The bad economy has hit real estate developers especially hard. Those that haven’t gone out of business — and many in Chicago and its suburbs already have shut their doors — are scrambling to find ways to save money.

And investing in new technology or services? Forget it.

This holds true even for green measures. Yes, being green is trendy these days. But so is saving money.

Brian Vinchesi knows this. He’s the president of Pepperell, Mass.-based Irrigation Consulting, Inc. His company designs smart irrigation systems, systems designed to use as little water as possible while still keeping landscaping vibrant. When designing landscape plans for businesses and residences, Vinchesi and his fellow company officials rely on high-efficiency nozzles, alternative water sources, weather-based controllers and other smart water application technologies, better known as SWAT.

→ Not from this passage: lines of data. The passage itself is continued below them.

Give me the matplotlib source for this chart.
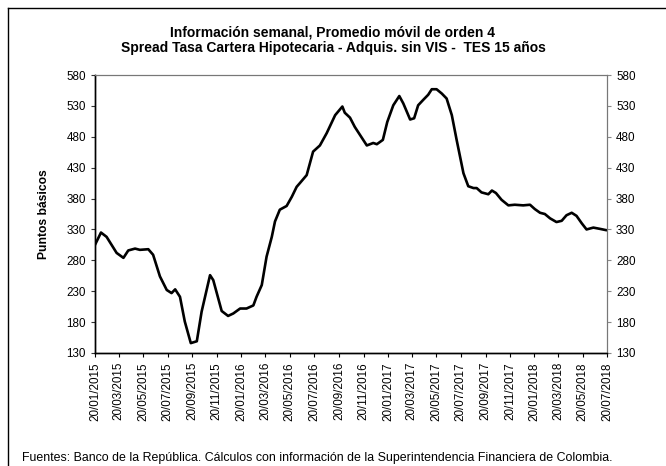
import matplotlib
matplotlib.use("Agg")
import matplotlib.pyplot as plt
import matplotlib.dates as mdates
from matplotlib.lines import Line2D
import numpy as np
import pandas as pd

plt.rcParams['font.family'] = ['Liberation Sans', 'DejaVu Sans']

# weekly spread (4-week moving average)
fechas = ["2015-01-20", "2015-02-04", "2015-02-18", "2015-03-15", "2015-04-01",
          "2015-04-13", "2015-04-30", "2015-05-12", "2015-06-02", "2015-06-14",
          "2015-07-01", "2015-07-18", "2015-07-30", "2015-08-08", "2015-08-20",
          "2015-09-01", "2015-09-16", "2015-10-01", "2015-10-13", "2015-11-03",
          "2015-11-11", "2015-12-02", "2015-12-18", "2015-12-31", "2016-01-17",
          "2016-02-02", "2016-02-19", "2016-02-27", "2016-03-11", "2016-03-23",
          "2016-04-05", "2016-04-13", "2016-04-25", "2016-05-12", "2016-05-25",
          "2016-06-06", "2016-06-14", "2016-07-01", "2016-07-17", "2016-08-03",
          "2016-08-20", "2016-09-10", "2016-09-28", "2016-10-04", "2016-10-17",
          "2016-10-29", "2016-11-11", "2016-11-28", "2016-12-14", "2016-12-23",
          "2017-01-07", "2017-01-18", "2017-02-02", "2017-02-17", "2017-02-27",
          "2017-03-16", "2017-03-26", "2017-04-05", "2017-04-18", "2017-04-30",
          "2017-05-09", "2017-05-21", "2017-06-03", "2017-06-15", "2017-06-28",
          "2017-07-10", "2017-07-27", "2017-08-08", "2017-08-21", "2017-08-29",
          "2017-09-10", "2017-09-27", "2017-10-06", "2017-10-16", "2017-10-30",
          "2017-11-16", "2017-12-02", "2017-12-23", "2018-01-09", "2018-01-21",
          "2018-02-03", "2018-02-15", "2018-02-28", "2018-03-16", "2018-03-29",
          "2018-04-10", "2018-04-23", "2018-05-05", "2018-05-18", "2018-05-30",
          "2018-06-16", "2018-07-02", "2018-07-17"]
spread = [305, 325, 318, 292, 284,
          296, 299, 297, 298, 289,
          254, 232, 227, 233, 221,
          181, 146, 149, 197, 256,
          248, 198, 190, 194, 202,
          202, 207, 221, 240, 286,
          318, 343, 362, 368, 383,
          399, 405, 418, 456, 466,
          486, 515, 529, 519, 511,
          496, 483, 466, 470, 468,
          475, 504, 531, 546, 534,
          508, 510, 531, 540, 548,
          557, 557, 550, 542, 515,
          475, 421, 400, 397, 397,
          390, 387, 393, 389, 378,
          369, 370, 369, 370, 363,
          357, 355, 348, 342, 344,
          353, 357, 352, 340, 330,
          333, 331, 329]

x = pd.to_datetime(fechas)
ticks = pd.date_range("2015-01-01", "2018-07-01", freq="2MS") + pd.Timedelta(days=19)
yticks = np.arange(130, 581, 50)

fig = plt.figure(figsize=(6.66, 4.66), dpi=100)
ax = fig.add_axes([0.1426, 0.2425, 0.7688, 0.5965])

ax.plot(x, spread, color='black', lw=1.9)

ax.set_xlim(pd.Timestamp("2015-01-20"), pd.Timestamp("2018-07-20"))
ax.set_ylim(130, 580)
ax.set_yticks(yticks)
ax.set_xticks(ticks)
ax.xaxis.set_major_formatter(mdates.DateFormatter("%d/%m/%Y"))
ax.tick_params(axis='x', labelrotation=90, labelsize=8.4, length=3, width=0.8)
ax.tick_params(axis='y', labelsize=8.4, length=3, width=0.8, colors='#333333')
ax.tick_params(axis='y', labelcolor='black')
ax.set_ylabel("Puntos básicos", fontsize=8.7, fontweight='bold', labelpad=12)

ax2 = ax.twinx()
ax2.set_ylim(130, 580)
ax2.set_yticks(yticks)
ax2.tick_params(axis='y', labelsize=8.4, length=3, width=0.8, colors='#888888')
ax2.tick_params(axis='y', labelcolor='black')

for a in (ax, ax2):
    a.spines['left'].set_color('black')
    a.spines['bottom'].set_color('black')
    a.spines['top'].set_color('#777777')
    a.spines['right'].set_color('#777777')
    a.spines['left'].set_linewidth(1.0)
    a.spines['bottom'].set_linewidth(1.0)
    a.spines['top'].set_linewidth(0.8)
    a.spines['right'].set_linewidth(0.8)

fig.text(0.5, 0.930, "Información semanal, Promedio móvil de orden 4",
         ha='center', va='center', fontsize=10, fontweight='bold')
fig.text(0.5, 0.898, "Spread Tasa Cartera Hipotecaria - Adquis. sin VIS -  TES 15 años",
         ha='center', va='center', fontsize=10, fontweight='bold')
fig.text(0.033, 0.017, "Fuentes: Banco de la República. Cálculos con información de la "
         "Superintendencia Financiera de Colombia.", ha='left', va='center', fontsize=8.9)

# partial frame around the figure (top and left edges)
fig.add_artist(Line2D([0.012, 1.0], [0.983, 0.983], color='black', lw=1.0,
                      transform=fig.transFigure))
fig.add_artist(Line2D([0.012, 0.012], [0.0, 0.983], color='black', lw=1.0,
                      transform=fig.transFigure))

fig.savefig("out.png", dpi=100)
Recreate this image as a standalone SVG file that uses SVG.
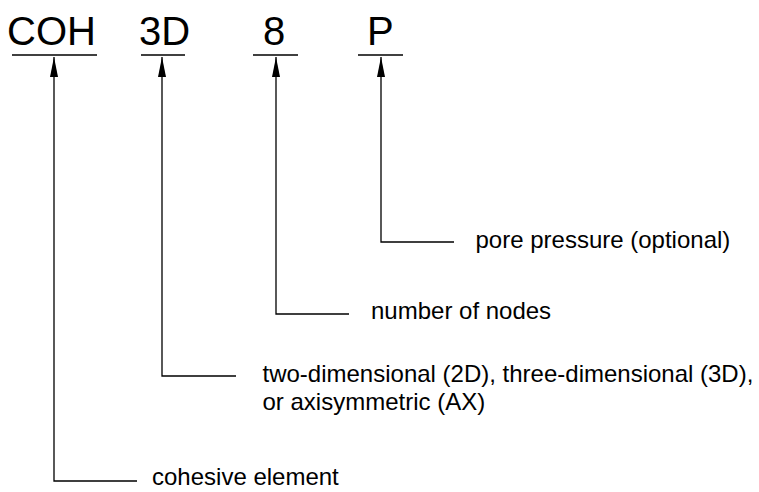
<svg xmlns="http://www.w3.org/2000/svg" width="759" height="492" viewBox="0 0 759 492">
<style>
.t{font-family:"Liberation Sans",Arial,sans-serif;font-size:40px;fill:#000}
.l{font-family:"Liberation Sans",Arial,sans-serif;font-size:24px;fill:#000}
.ln{stroke:#000;stroke-width:1.3;fill:none}
</style>
<defs>
<marker id="ah" viewBox="0 0 20 8" refX="20" refY="4" markerWidth="20" markerHeight="8" markerUnits="userSpaceOnUse" orient="auto">
<path d="M0,0 L20,4 L0,8 Z" fill="#000"/>
</marker>
</defs>
<g id="coh"><text class="t" x="7" y="45">COH</text><line class="ln" x1="12" y1="55" x2="97" y2="55"/><text class="l" x="152" y="485">cohesive element</text></g>
<g id="dim"><text class="t" x="139" y="45">3D</text><line class="ln" x1="141" y1="55" x2="185" y2="55"/><text class="l" x="262.5" y="382">two-dimensional (2D), three-dimensional (3D),</text><text class="l" x="262.5" y="410">or axisymmetric (AX)</text></g>
<g id="nodes"><text class="t" x="263" y="45">8</text><line class="ln" x1="253" y1="55" x2="298" y2="55"/><text class="l" x="371" y="319">number of nodes</text></g>
<g id="pore"><text class="t" x="367" y="45">P</text><line class="ln" x1="358" y1="55" x2="403" y2="55"/><text class="l" x="475.5" y="248">pore pressure (optional)</text></g>
<g id="connectors">
<path class="ln" d="M137,481 H54 V57" marker-end="url(#ah)"/>
<path class="ln" d="M236,376 H162 V57" marker-end="url(#ah)"/>
<path class="ln" d="M349,314 H276 V57" marker-end="url(#ah)"/>
<path class="ln" d="M454,242 H381 V57" marker-end="url(#ah)"/>
</g>
</svg>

Vinchesi, like others in his industry, knows that the weak economy has caused many developers and property owners to cut back on smart irrigation planning.

“With the economy, we are still getting people to look at smart irrigation products and techniques,” Vinchesi said. “But not as many people are implementing them. They don’t even care if the technology has a quick payback period. They are worried about short-term capital costs, not long-term paybacks.”

There is some work for Vinchesi, though, right in the Chicago area. His company recently installed a new irrigation system at the Metra train station in the western suburb of West Chicago. This work included adding new plants that require less watering.

Vinchesi is glad to have the work, here in the Chicago area and across the country. But he’s not naive: He knows that the smart irrigation business is in the middle of a slow spot. Until the economy picks up, that isn’t going to change.